Are there any resonances between what is currently going on in Afghanistan and what you have been interested in as a writer?
Oh, certainly. Certainly in terms of what "Damascus Gate" is about, which is apocalyptic religion. For a long time it seemed to me that some form of militant Islam was going to challenge the West and particularly the United States. It seemed to me that Arab nationalism -- secular nationalism -- was failing as a vehicle for the Arabs. More and more they've turned to Islam.
And Islam is so severely challenged by Western culture and the current situation.
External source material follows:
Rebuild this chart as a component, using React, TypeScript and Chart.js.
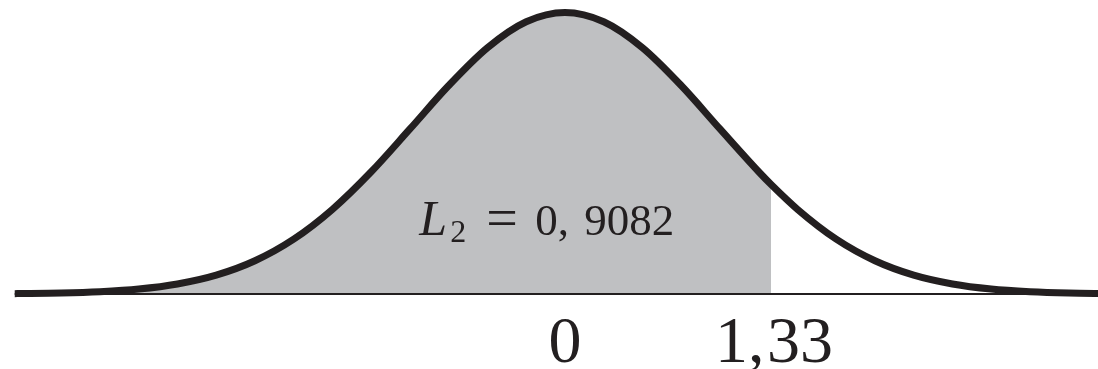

According to the Quran, Muslims are not supposed to tolerate the political rule of infidels -- subjugation to armed infidels -- which tends to be how they view the troops in Saudi Arabia or anywhere, and Israel as well. In fact, they tend to see Israel as the last of the colonial enterprises in Islam. This is the way the people in Hamas talk: They talk of a pure continuous crescent of Islam where Christians and Jews can live; they can be there, but they are not supposed to be in charge of anything. And I think there is some talk about restoring the caliphate, so that there would be a unified Islam ruled by sharia [Islamic law], at least a unified Sunni Islam. I think that something like that ideology is what a guy like bin Laden would have, that the caliphate could somehow be restored and all these kings and dynasties that are post-colonialist and tools of America could be overthrown and America at least forced out of the Middle East as a prelude to the universal spread of Islam.